+++ DATASET EXTRACT +++
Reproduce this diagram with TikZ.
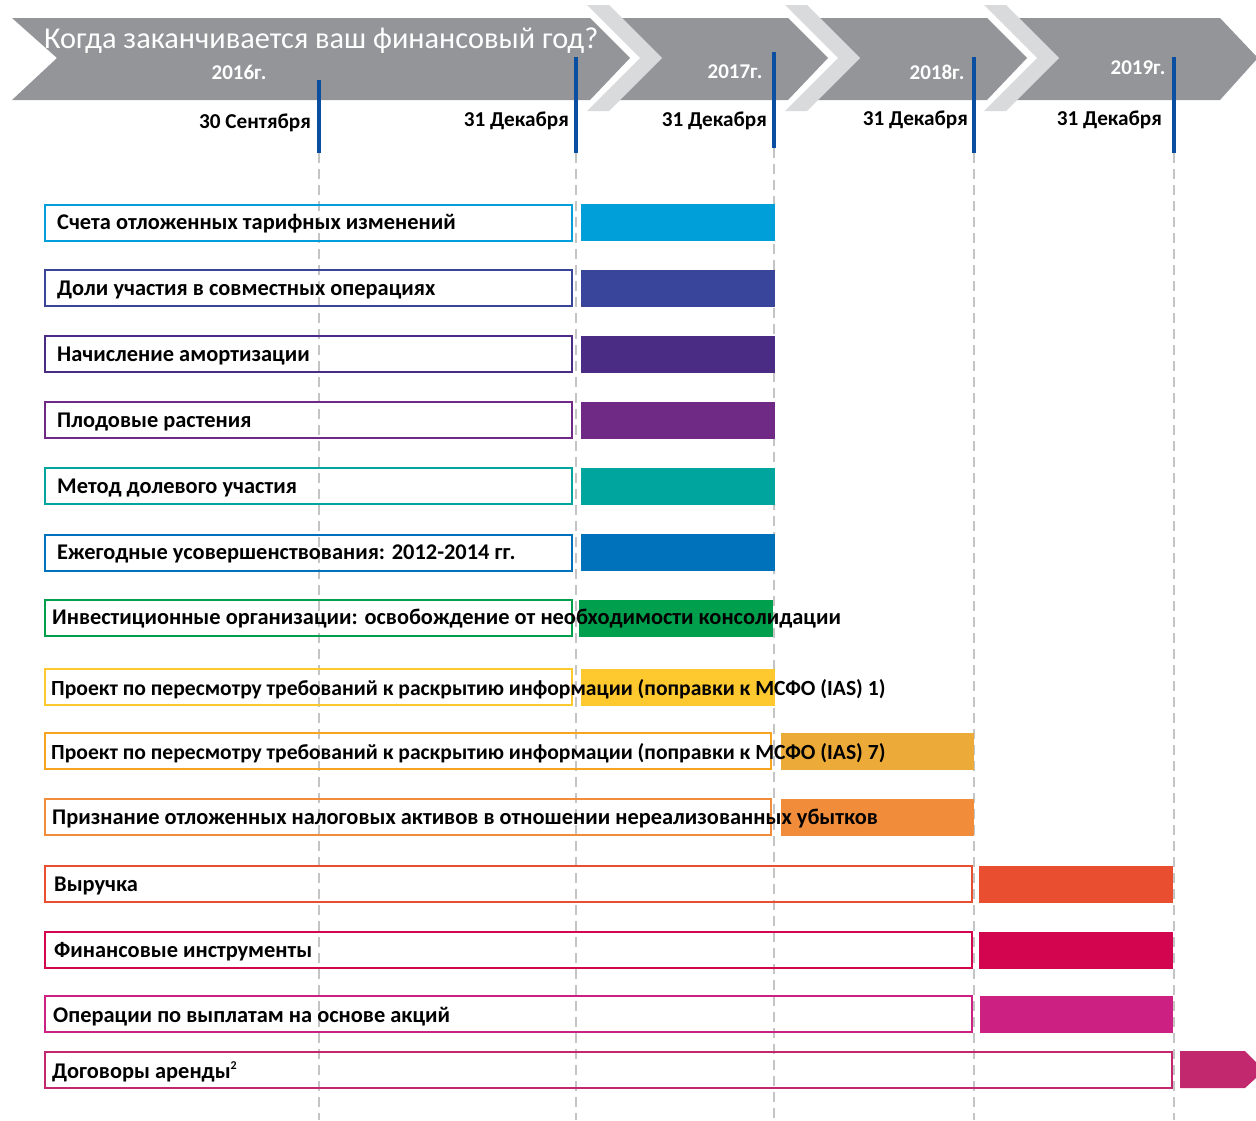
\documentclass[tikz,border=0pt]{standalone}
\usepackage{fontspec}
\setmainfont{Carlito}
\definecolor{bgray}{HTML}{939598}
\definecolor{lgray}{HTML}{D9DADC}
\definecolor{mblue}{HTML}{0A4EA2}
\definecolor{guidegray}{HTML}{C4C4C4}
\definecolor{c1}{HTML}{009FDA}
\definecolor{c2}{HTML}{38459A}
\definecolor{c3}{HTML}{4B2C85}
\definecolor{c4}{HTML}{6E2A84}
\definecolor{c5}{HTML}{00A59E}
\definecolor{c6}{HTML}{0072BC}
\definecolor{c7}{HTML}{009F4D}
\definecolor{c8}{HTML}{FDC92F}
\definecolor{c9}{HTML}{ECAA38}
\definecolor{c9b}{HTML}{F7A520}
\definecolor{c10}{HTML}{F18D3A}
\definecolor{c11}{HTML}{E84E2F}
\definecolor{c12}{HTML}{D4054F}
\definecolor{c13}{HTML}{CC2183}
\definecolor{c14}{HTML}{C2286E}
\begin{document}
\begin{tikzpicture}[x=1pt,y=-1pt,
  fs/.style={font=\fontsize{22.4}{26}\selectfont\bfseries},
  fsn/.style={font=\fontsize{21.6}{26}\selectfont\bfseries},
  lbl/.style={fs, text=black, inner sep=0pt, anchor=west},
  boxst/.style={line width=2pt, inner sep=0pt, anchor=west, minimum height=36pt},
  barst/.style={inner sep=0pt, anchor=west, minimum height=37pt},
  yearst/.style={font=\fontsize{21}{24}\selectfont\bfseries, text=white, inner sep=0pt},
  datest/.style={font=\fontsize{21.2}{24}\selectfont\bfseries, inner sep=0pt, anchor=east},
  marker/.style={draw=mblue, line width=4pt},
  guide/.style={draw=guidegray, line width=2.5pt, dash pattern=on 10pt off 6pt}]
\useasboundingbox (0,0) rectangle (1256,1120);
% banner
\fill[bgray] (12,18) -- (590,18) -- (630,58) -- (590,100) -- (12,100) -- (57,58) -- cycle;
\fill[bgray] (615,18) -- (788,18) -- (828,58) -- (788,100) -- (615,100) -- (655,58) -- cycle;
\fill[bgray] (813,18) -- (987,18) -- (1027,58) -- (987,100) -- (813,100) -- (853,58) -- cycle;
\fill[bgray] (1012,18) -- (1220,18) -- (1256,56) -- (1256,60) -- (1220,100) -- (1012,100) -- (1052,58) -- cycle;
\foreach \dx in {0,198,397}{
  \fill[lgray] (587+\dx,5) -- (609+\dx,5) -- (662+\dx,58) -- (609+\dx,111) -- (587+\dx,111) -- (640+\dx,58) -- cycle;
}
\node[font=\fontsize{30.3}{34}\selectfont, text=white, inner sep=0pt, anchor=base west] (title) at (44,48) {Когда заканчивается ваш финансовый год?};
\node[yearst] (y16) at (239,72) {2016г.};
\node[yearst] (y17) at (735,72) {2017г.};
\node[yearst] (y18) at (937,72) {2018г.};
\node[yearst] (y19) at (1138,68) {2019г.};
% markers
\coordinate (m1t) at (319,80);  \coordinate (m1b) at (319,153); \coordinate (g1) at (319,1120);
\coordinate (m2t) at (576,57);  \coordinate (m2b) at (576,153); \coordinate (g2) at (576,1120);
\coordinate (m3t) at (774,52);  \coordinate (m3b) at (774,148); \coordinate (g3) at (774,1120);
\coordinate (m4t) at (974,57);  \coordinate (m4b) at (974,153); \coordinate (g4) at (974,1120);
\coordinate (m5t) at (1174,57); \coordinate (m5b) at (1174,153); \coordinate (g5) at (1174,1120);
\foreach \i in {1,...,5}{
  \draw[marker] (m\i t) -- (m\i b);
  \draw[guide] (m\i b) -- (g\i);
}
\node[datest] (d1) at (311,123) {30 Сентября};
\node[datest] (d2) at (569,121) {31 Декабря};
\node[datest] (d3) at (767,121) {31 Декабря};
\node[datest] (d4) at (968,120) {31 Декабря};
\node[datest] (d5) at (1162,120) {31 Декабря};
% rows
\newcommand{\rowitem}[8]{%
  \node[boxst, draw=#6, minimum width={#3-44}] (box#1) at (44,#2) {};
  \node[barst, fill=#7, minimum width={#5-#4}] (bar#1) at (#4,#2) {};
}
\rowitem{1}{222.5}{571}{581}{775}{c1}{c1}{}
\rowitem{2}{288}{571}{581}{775}{c2}{c2}{}
\rowitem{3}{354}{571}{581}{775}{c3}{c3}{}
\rowitem{4}{420}{571}{581}{775}{c4}{c4}{}
\rowitem{5}{486}{571}{581}{775}{c5}{c5}{}
\rowitem{6}{552.5}{571}{581}{775}{c6}{c6}{}
\rowitem{7}{618}{571}{579}{773}{c7}{c7}{}
\rowitem{8}{687}{571}{581}{775}{c8}{c8}{}
\rowitem{9}{751}{770}{781}{974}{c9b}{c9}{}
\rowitem{10}{817}{770}{781}{974}{c10}{c10}{}
\rowitem{11}{884}{971}{979}{1173}{c11}{c11}{}
\rowitem{12}{950}{971}{979}{1173}{c12}{c12}{}
\rowitem{13}{1014}{971}{980}{1173}{c13}{c13}{}
\node[boxst, draw=c14, minimum width=1127pt] (box14) at (44,1069.5) {};
\fill[c14] (1180,1051) -- (1245,1051) -- (1256,1062) -- (1256,1078) -- (1245,1088) -- (1180,1088) -- cycle;
\coordinate (bar14) at (1210,1069.5);
% texts
\node[lbl] (t1) at (57,224) {Счета отложенных тарифных изменений};
\node[lbl] (t2) at (57,290) {Доли участия в совместных операциях};
\node[lbl] (t3) at (57,356) {Начисление амортизации};
\node[lbl] (t4) at (57,422) {Плодовые растения};
\node[lbl] (t5) at (57,488) {Метод долевого участия};
\node[lbl] (t6) at (57,554) {Ежегодные усовершенствования: 2012-2014 гг.};
\node[lbl] (t7) at (52,619) {Инвестиционные организации: освобождение от необходимости консолидации};
\node[lbl, fsn] (t8) at (51,689) {Проект по пересмотру требований к раскрытию информации (поправки к МСФО (IAS) 1)};
\node[lbl, fsn] (t9) at (51,753) {Проект по пересмотру требований к раскрытию информации (поправки к МСФО (IAS) 7)};
\node[lbl] (t10) at (52,819) {Признание отложенных налоговых активов в отношении нереализованных убытков};
\node[lbl] (t11) at (54,886) {Выручка};
\node[lbl] (t12) at (54,952) {Финансовые инструменты};
\node[lbl] (t13) at (53,1017) {Операции по выплатам на основе акций};
\node[lbl] (t14) at (52,1072) {Договоры аренды\raisebox{9pt}{\fontsize{12}{13}\selectfont 2}};
\end{tikzpicture}
\end{document}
+++
◆ SHORT TASK: Quote the data above in full, leaving out the pictures it holds.

◆ SOLUTION TO THE PROBLEM:
Reproduce this diagram with TikZ.
\documentclass[tikz,border=0pt]{standalone}
\usepackage{fontspec}
\setmainfont{Carlito}
\definecolor{bgray}{HTML}{939598}
\definecolor{lgray}{HTML}{D9DADC}
\definecolor{mblue}{HTML}{0A4EA2}
\definecolor{guidegray}{HTML}{C4C4C4}
\definecolor{c1}{HTML}{009FDA}
\definecolor{c2}{HTML}{38459A}
\definecolor{c3}{HTML}{4B2C85}
\definecolor{c4}{HTML}{6E2A84}
\definecolor{c5}{HTML}{00A59E}
\definecolor{c6}{HTML}{0072BC}
\definecolor{c7}{HTML}{009F4D}
\definecolor{c8}{HTML}{FDC92F}
\definecolor{c9}{HTML}{ECAA38}
\definecolor{c9b}{HTML}{F7A520}
\definecolor{c10}{HTML}{F18D3A}
\definecolor{c11}{HTML}{E84E2F}
\definecolor{c12}{HTML}{D4054F}
\definecolor{c13}{HTML}{CC2183}
\definecolor{c14}{HTML}{C2286E}
\begin{document}
\begin{tikzpicture}[x=1pt,y=-1pt,
  fs/.style={font=\fontsize{22.4}{26}\selectfont\bfseries},
  fsn/.style={font=\fontsize{21.6}{26}\selectfont\bfseries},
  lbl/.style={fs, text=black, inner sep=0pt, anchor=west},
  boxst/.style={line width=2pt, inner sep=0pt, anchor=west, minimum height=36pt},
  barst/.style={inner sep=0pt, anchor=west, minimum height=37pt},
  yearst/.style={font=\fontsize{21}{24}\selectfont\bfseries, text=white, inner sep=0pt},
  datest/.style={font=\fontsize{21.2}{24}\selectfont\bfseries, inner sep=0pt, anchor=east},
  marker/.style={draw=mblue, line width=4pt},
  guide/.style={draw=guidegray, line width=2.5pt, dash pattern=on 10pt off 6pt}]
\useasboundingbox (0,0) rectangle (1256,1120);
% banner
\fill[bgray] (12,18) -- (590,18) -- (630,58) -- (590,100) -- (12,100) -- (57,58) -- cycle;
\fill[bgray] (615,18) -- (788,18) -- (828,58) -- (788,100) -- (615,100) -- (655,58) -- cycle;
\fill[bgray] (813,18) -- (987,18) -- (1027,58) -- (987,100) -- (813,100) -- (853,58) -- cycle;
\fill[bgray] (1012,18) -- (1220,18) -- (1256,56) -- (1256,60) -- (1220,100) -- (1012,100) -- (1052,58) -- cycle;
\foreach \dx in {0,198,397}{
  \fill[lgray] (587+\dx,5) -- (609+\dx,5) -- (662+\dx,58) -- (609+\dx,111) -- (587+\dx,111) -- (640+\dx,58) -- cycle;
}
\node[font=\fontsize{30.3}{34}\selectfont, text=white, inner sep=0pt, anchor=base west] (title) at (44,48) {Когда заканчивается ваш финансовый год?};
\node[yearst] (y16) at (239,72) {2016г.};
\node[yearst] (y17) at (735,72) {2017г.};
\node[yearst] (y18) at (937,72) {2018г.};
\node[yearst] (y19) at (1138,68) {2019г.};
% markers
\coordinate (m1t) at (319,80);  \coordinate (m1b) at (319,153); \coordinate (g1) at (319,1120);
\coordinate (m2t) at (576,57);  \coordinate (m2b) at (576,153); \coordinate (g2) at (576,1120);
\coordinate (m3t) at (774,52);  \coordinate (m3b) at (774,148); \coordinate (g3) at (774,1120);
\coordinate (m4t) at (974,57);  \coordinate (m4b) at (974,153); \coordinate (g4) at (974,1120);
\coordinate (m5t) at (1174,57); \coordinate (m5b) at (1174,153); \coordinate (g5) at (1174,1120);
\foreach \i in {1,...,5}{
  \draw[marker] (m\i t) -- (m\i b);
  \draw[guide] (m\i b) -- (g\i);
}
\node[datest] (d1) at (311,123) {30 Сентября};
\node[datest] (d2) at (569,121) {31 Декабря};
\node[datest] (d3) at (767,121) {31 Декабря};
\node[datest] (d4) at (968,120) {31 Декабря};
\node[datest] (d5) at (1162,120) {31 Декабря};
% rows
\newcommand{\rowitem}[8]{%
  \node[boxst, draw=#6, minimum width={#3-44}] (box#1) at (44,#2) {};
  \node[barst, fill=#7, minimum width={#5-#4}] (bar#1) at (#4,#2) {};
}
\rowitem{1}{222.5}{571}{581}{775}{c1}{c1}{}
\rowitem{2}{288}{571}{581}{775}{c2}{c2}{}
\rowitem{3}{354}{571}{581}{775}{c3}{c3}{}
\rowitem{4}{420}{571}{581}{775}{c4}{c4}{}
\rowitem{5}{486}{571}{581}{775}{c5}{c5}{}
\rowitem{6}{552.5}{571}{581}{775}{c6}{c6}{}
\rowitem{7}{618}{571}{579}{773}{c7}{c7}{}
\rowitem{8}{687}{571}{581}{775}{c8}{c8}{}
\rowitem{9}{751}{770}{781}{974}{c9b}{c9}{}
\rowitem{10}{817}{770}{781}{974}{c10}{c10}{}
\rowitem{11}{884}{971}{979}{1173}{c11}{c11}{}
\rowitem{12}{950}{971}{979}{1173}{c12}{c12}{}
\rowitem{13}{1014}{971}{980}{1173}{c13}{c13}{}
\node[boxst, draw=c14, minimum width=1127pt] (box14) at (44,1069.5) {};
\fill[c14] (1180,1051) -- (1245,1051) -- (1256,1062) -- (1256,1078) -- (1245,1088) -- (1180,1088) -- cycle;
\coordinate (bar14) at (1210,1069.5);
% texts
\node[lbl] (t1) at (57,224) {Счета отложенных тарифных изменений};
\node[lbl] (t2) at (57,290) {Доли участия в совместных операциях};
\node[lbl] (t3) at (57,356) {Начисление амортизации};
\node[lbl] (t4) at (57,422) {Плодовые растения};
\node[lbl] (t5) at (57,488) {Метод долевого участия};
\node[lbl] (t6) at (57,554) {Ежегодные усовершенствования: 2012-2014 гг.};
\node[lbl] (t7) at (52,619) {Инвестиционные организации: освобождение от необходимости консолидации};
\node[lbl, fsn] (t8) at (51,689) {Проект по пересмотру требований к раскрытию информации (поправки к МСФО (IAS) 1)};
\node[lbl, fsn] (t9) at (51,753) {Проект по пересмотру требований к раскрытию информации (поправки к МСФО (IAS) 7)};
\node[lbl] (t10) at (52,819) {Признание отложенных налоговых активов в отношении нереализованных убытков};
\node[lbl] (t11) at (54,886) {Выручка};
\node[lbl] (t12) at (54,952) {Финансовые инструменты};
\node[lbl] (t13) at (53,1017) {Операции по выплатам на основе акций};
\node[lbl] (t14) at (52,1072) {Договоры аренды\raisebox{9pt}{\fontsize{12}{13}\selectfont 2}};
\end{tikzpicture}
\end{document}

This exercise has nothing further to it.